Putin: Russia's talks with Iran not going easily
BAKU, Azerbaijan -- Talks with Iran on a Russian proposal aimed at resolving an international crisis over Tehran's suspected nuclear weapons program are not going "easily," President Vladimir Putin said Wednesday. "The talks are not going easily, but we are counting on reaching a positive result," Putin told journalists on a visit to Azerbaijan. The Russian leader said that the Kremlin's offer to enrich uranium for Tehran to avert suspicions that the Iranians could divert the nuclear fuel for atomic weapons should be "perfectly acceptable" to Iran and could be used as "a means to solve the problem."
JERUSALEM -- Israeli Prime Minister Ariel Sharon underwent a minor procedure Wednesday to remove fluid from his stomach after a scan uncovered the problem, Hadassah Hospital said in a statement.
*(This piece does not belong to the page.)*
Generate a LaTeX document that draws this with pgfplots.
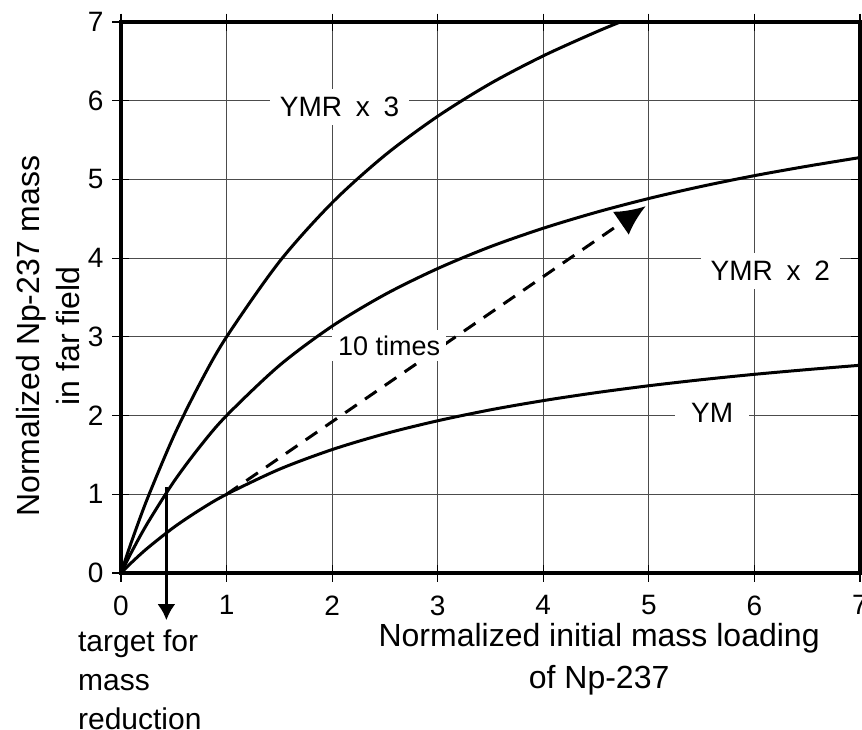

The prime minister has been hospitalized since Jan. 4 when he suffered a massive stroke that left him in a coma. Sharon remained in stable but serious condition Wednesday, the Jerusalem hospital said.
PRETORIA, South Africa -- Ousted Haitian leader Jean-Bertrand Aristide said Wednesday he was ready to end what he called an unconstitutional exile, but the timing of his return was up to his former protege, the nation's newly elected president. In an interview with international news agencies, Aristide congratulated the Haitian people and President-elect Rene Preval, whom he called "my president," on the Feb. 7 election, only the fourth in Haiti's 202 years of independence. Preval was belatedly declared victor Feb. 16 as ongoing protests over alleged election irregularities threatened to turn violent. "What happened indicates the road toward freedom and democracy and not toward coups d'etat," he said Wednesday. Aristide has been a guest of the South African government in a villa in the presidential compound since he was ousted in February 2004 amid street protests and an armed uprising in the former French colony. He said he expected to hear soon when he could return home.
VATICAN CITY -- Pope Benedict XVI named 15 new cardinals Wednesday, including John Paul II's longtime private secretary and prelates from Boston and Hong Kong, adding his first installment to the elite group of churchmen who will elect his successor. Benedict read aloud the names during his weekly general audience and said they would be elevated during a March 24 ceremony at the Vatican. Those chosen to receive the "red hats" that the so-called princes of the church wear include the archbishops of Caracas, Venezuela; Seoul, South Korea; Bordeaux, France; Toledo, Spain; and Manila, Philippines. Two Americans also were named -- Benedict's successor at the Congregation for the Doctrine of the Faith, Archbishop William Levada, and Boston Archbishop Sean P. O'Malley. Both have been involved in the response to the clergy sex abuse scandal in the United States.
LAGOS, Nigeria -- Bodies littered the streets of the southern Nigerian city of Onitsha on Wednesday as the death toll from days of Christian-Muslim violence across this volatile West African nation rose to at least 93. The sectarian violence was sparked by deadly weekend protests against newspaper caricatures of the Prophet Muhammad. It is the worst to hit Nigeria since 2004, when Muslim-Christian skirmishes in the north killed more than 700 people. Thousands of people have died in religious violence since 2000.